Agencies | Updated: 2017-01-26 06:54

Alibaba US jobs pledge showcases global strategy

Attendees watch a monitor displaying live updates of sales figures during Alibaba's annual Singles Day event in Shenzhen. [Photo/Agencies]

The US government has also just put Alibaba back on its blacklist for selling counterfeit goods. There are limited numbers of Chinese speakers in the US, fears of intellectual property theft and unfamiliarity with the mechanics of shipping goods to China.

The costs of marketing to a Chinese audience also may be prohibitive for small businesses, said Mark Tanner, founder of China Skinny, a Shanghai-based consultancy that advises US brands on selling to the country.

"A million full-time paying jobs in the US would be quite difficult," he said. "To be really successful in China, you need to be on the ground, be responsive in the middle of the night US time and also speak Chinese to really understand the customers."

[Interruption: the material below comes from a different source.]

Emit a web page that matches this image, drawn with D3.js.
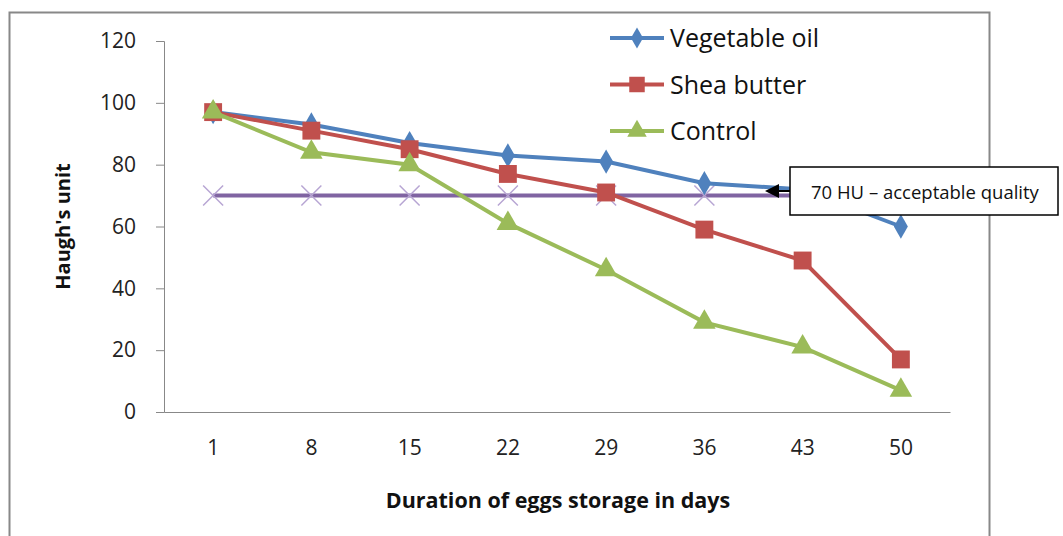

Alibaba has solutions for those issues, Evans said, and they're called Taobao Partners. Hundreds of translation and customer-service agencies help US companies with details including corporate registrations, foreign exchange, product designs and returns. They're mostly China-based, third-party companies with offices in different time zones, Evans said.

"This is China. There's no problem you can't throw a thousand bodies at," said Michael Zakkour, the Asia Pacific practice vice-president of Tompkins International China who helps connect Western businesses with Taobao Partners.

He estimates there're as many as 6,000 of those.

He said: "As wave after wave of new brands come and start selling, those partners will easily add more capacity or a whole slew of new ones will pop up."

Alibaba also uses affiliate Cainiao Smart Logistics Network Ltd to help sellers such as New York-based Jed Stiller, whose Stadium Goods ships limited-edition Nike and Adidas sneakers from Delaware to Shanghai.

Stiller said as much as 10 percent of his projected $100 million in annual transactions comes from Alibaba's Tmall Global platform. If that reaches 15 percent, he may hire as many as 70 people to focus on that business.

"In order to scale this, we have to be able to help small businesses in the US with buyer and seller services," Evans said. "If they hired their own Taobao Partners, it would be way too expensive."